◆ Task inputs ◆
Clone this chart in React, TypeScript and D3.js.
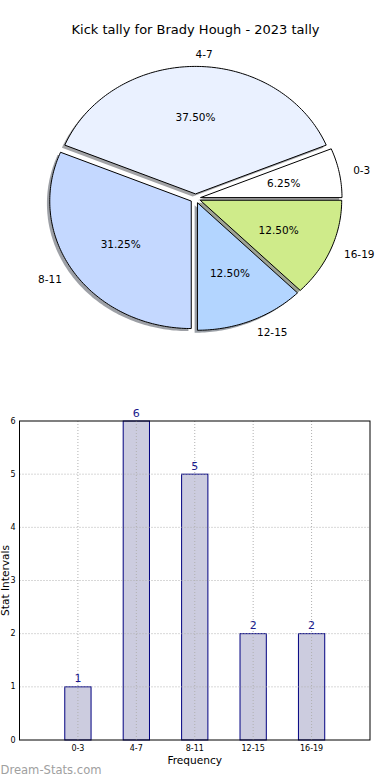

--

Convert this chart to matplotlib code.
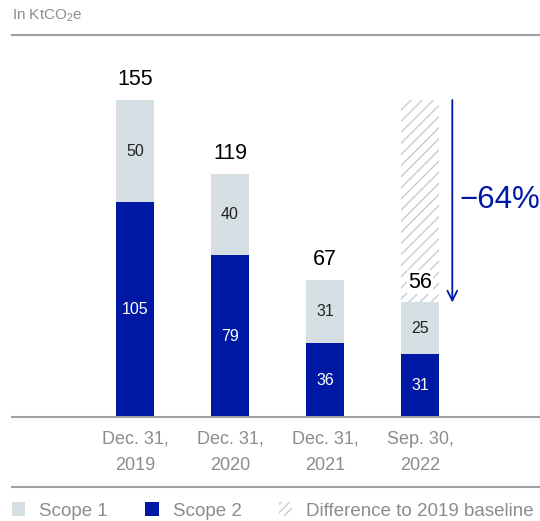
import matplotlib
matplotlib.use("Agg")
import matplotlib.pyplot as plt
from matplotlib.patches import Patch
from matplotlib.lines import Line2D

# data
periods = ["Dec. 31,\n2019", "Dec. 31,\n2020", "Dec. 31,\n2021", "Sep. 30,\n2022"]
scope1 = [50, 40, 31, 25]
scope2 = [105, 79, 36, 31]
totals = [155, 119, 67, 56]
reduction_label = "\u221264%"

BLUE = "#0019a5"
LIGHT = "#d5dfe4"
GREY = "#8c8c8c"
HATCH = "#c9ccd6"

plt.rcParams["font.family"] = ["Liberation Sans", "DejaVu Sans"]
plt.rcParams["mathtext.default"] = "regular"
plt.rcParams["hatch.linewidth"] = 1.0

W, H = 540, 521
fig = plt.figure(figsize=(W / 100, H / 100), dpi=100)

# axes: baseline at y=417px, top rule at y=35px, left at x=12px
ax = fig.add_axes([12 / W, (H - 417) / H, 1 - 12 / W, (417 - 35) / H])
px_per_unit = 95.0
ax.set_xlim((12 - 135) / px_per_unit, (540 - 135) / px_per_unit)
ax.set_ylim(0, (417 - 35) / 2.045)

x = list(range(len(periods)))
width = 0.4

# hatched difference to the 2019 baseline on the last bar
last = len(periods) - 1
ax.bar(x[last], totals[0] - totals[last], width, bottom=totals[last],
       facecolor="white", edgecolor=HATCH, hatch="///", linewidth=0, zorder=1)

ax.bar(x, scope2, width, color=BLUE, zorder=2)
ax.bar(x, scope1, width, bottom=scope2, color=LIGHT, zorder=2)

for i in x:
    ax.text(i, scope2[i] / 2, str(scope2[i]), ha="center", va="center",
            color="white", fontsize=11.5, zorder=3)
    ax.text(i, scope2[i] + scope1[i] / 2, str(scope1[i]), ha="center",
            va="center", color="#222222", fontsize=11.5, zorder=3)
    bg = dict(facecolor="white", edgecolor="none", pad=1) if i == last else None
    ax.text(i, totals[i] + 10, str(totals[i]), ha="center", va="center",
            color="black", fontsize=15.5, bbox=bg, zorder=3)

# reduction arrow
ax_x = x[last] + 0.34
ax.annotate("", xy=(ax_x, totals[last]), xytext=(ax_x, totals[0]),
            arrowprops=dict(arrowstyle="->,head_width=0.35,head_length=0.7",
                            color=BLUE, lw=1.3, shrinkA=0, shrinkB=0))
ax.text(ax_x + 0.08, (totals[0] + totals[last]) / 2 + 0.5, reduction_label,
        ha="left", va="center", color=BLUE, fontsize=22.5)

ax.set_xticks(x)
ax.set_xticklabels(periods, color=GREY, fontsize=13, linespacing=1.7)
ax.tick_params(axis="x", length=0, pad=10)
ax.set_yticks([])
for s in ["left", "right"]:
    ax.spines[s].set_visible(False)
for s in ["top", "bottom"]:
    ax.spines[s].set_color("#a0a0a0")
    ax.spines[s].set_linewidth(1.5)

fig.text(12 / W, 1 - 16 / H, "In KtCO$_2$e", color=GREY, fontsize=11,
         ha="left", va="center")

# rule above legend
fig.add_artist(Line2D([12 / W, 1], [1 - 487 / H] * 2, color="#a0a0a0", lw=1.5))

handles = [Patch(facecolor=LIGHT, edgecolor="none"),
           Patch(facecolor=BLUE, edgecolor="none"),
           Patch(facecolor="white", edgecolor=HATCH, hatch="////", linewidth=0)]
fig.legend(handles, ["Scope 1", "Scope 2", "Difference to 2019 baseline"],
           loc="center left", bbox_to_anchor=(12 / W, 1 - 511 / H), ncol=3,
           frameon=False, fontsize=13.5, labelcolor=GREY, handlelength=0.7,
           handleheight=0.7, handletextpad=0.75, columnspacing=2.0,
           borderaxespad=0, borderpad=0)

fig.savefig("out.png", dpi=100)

◆ Exercise details ◆
Look through the entries above and report each line where the string "this" occurs.

◆ The solution ◆
Clone this chart in React, TypeScript and D3.js.
Convert this chart to matplotlib code.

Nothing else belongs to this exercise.